§ STATED TASK
Extract all lines containing "this".

§ INPUT
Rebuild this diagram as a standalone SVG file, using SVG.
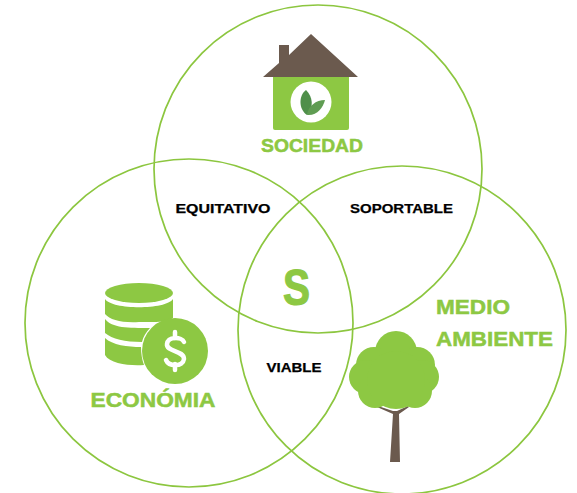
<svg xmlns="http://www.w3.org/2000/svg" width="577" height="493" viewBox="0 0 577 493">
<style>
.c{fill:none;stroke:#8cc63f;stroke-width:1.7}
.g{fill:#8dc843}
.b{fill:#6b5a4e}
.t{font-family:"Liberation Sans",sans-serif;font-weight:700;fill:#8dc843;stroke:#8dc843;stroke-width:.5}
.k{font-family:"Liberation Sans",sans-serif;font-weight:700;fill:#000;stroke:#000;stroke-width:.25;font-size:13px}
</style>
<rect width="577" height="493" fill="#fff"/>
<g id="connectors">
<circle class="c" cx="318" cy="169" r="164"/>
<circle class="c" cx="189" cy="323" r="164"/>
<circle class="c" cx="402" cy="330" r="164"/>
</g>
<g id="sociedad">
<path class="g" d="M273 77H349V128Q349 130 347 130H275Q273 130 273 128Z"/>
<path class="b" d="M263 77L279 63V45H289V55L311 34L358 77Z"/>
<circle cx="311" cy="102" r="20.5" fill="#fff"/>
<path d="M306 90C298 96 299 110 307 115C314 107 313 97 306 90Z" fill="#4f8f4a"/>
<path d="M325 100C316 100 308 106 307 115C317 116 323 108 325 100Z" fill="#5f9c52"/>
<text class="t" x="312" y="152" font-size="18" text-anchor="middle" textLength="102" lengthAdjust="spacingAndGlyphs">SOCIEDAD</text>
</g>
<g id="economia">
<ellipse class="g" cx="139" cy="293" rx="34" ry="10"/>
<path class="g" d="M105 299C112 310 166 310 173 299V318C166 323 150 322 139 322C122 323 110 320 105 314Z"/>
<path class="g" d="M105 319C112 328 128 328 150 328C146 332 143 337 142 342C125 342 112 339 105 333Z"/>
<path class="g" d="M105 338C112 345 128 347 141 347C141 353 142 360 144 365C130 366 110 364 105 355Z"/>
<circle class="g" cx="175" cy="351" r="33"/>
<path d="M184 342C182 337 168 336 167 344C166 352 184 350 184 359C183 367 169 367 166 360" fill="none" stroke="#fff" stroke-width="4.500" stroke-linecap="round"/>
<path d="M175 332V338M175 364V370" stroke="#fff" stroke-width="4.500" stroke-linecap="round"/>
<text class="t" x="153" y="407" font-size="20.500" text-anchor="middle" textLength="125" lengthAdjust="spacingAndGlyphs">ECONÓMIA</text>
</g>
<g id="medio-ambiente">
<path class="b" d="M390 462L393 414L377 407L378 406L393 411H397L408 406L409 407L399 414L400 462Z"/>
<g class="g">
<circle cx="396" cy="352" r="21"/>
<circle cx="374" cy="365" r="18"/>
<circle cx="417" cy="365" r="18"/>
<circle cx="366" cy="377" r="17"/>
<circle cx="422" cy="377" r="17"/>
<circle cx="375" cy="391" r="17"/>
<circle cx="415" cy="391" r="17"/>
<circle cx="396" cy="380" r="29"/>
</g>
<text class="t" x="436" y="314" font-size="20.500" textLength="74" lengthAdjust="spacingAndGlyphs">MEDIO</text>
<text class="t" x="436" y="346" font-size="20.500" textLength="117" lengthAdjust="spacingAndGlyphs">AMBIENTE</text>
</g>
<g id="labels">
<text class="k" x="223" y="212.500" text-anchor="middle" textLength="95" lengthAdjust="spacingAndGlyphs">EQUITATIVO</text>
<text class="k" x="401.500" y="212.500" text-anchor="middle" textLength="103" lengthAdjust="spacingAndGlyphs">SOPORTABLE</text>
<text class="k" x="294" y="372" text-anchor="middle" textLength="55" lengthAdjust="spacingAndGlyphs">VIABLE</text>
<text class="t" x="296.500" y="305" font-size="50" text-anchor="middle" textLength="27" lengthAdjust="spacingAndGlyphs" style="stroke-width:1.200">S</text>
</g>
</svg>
==
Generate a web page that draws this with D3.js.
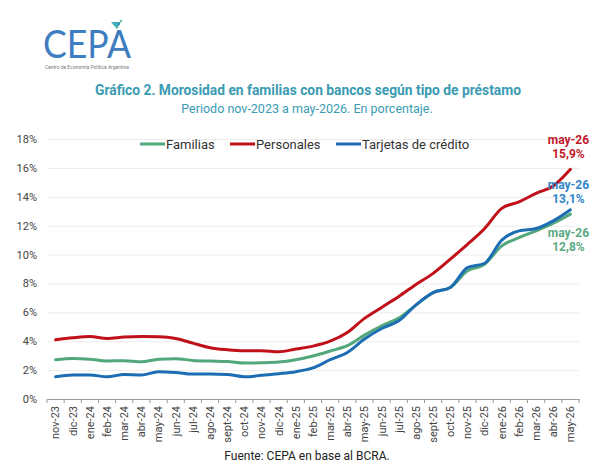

§ EXERCISE OUTPUT
Rebuild this diagram as a standalone SVG file, using SVG.
Generate a web page that draws this with D3.js.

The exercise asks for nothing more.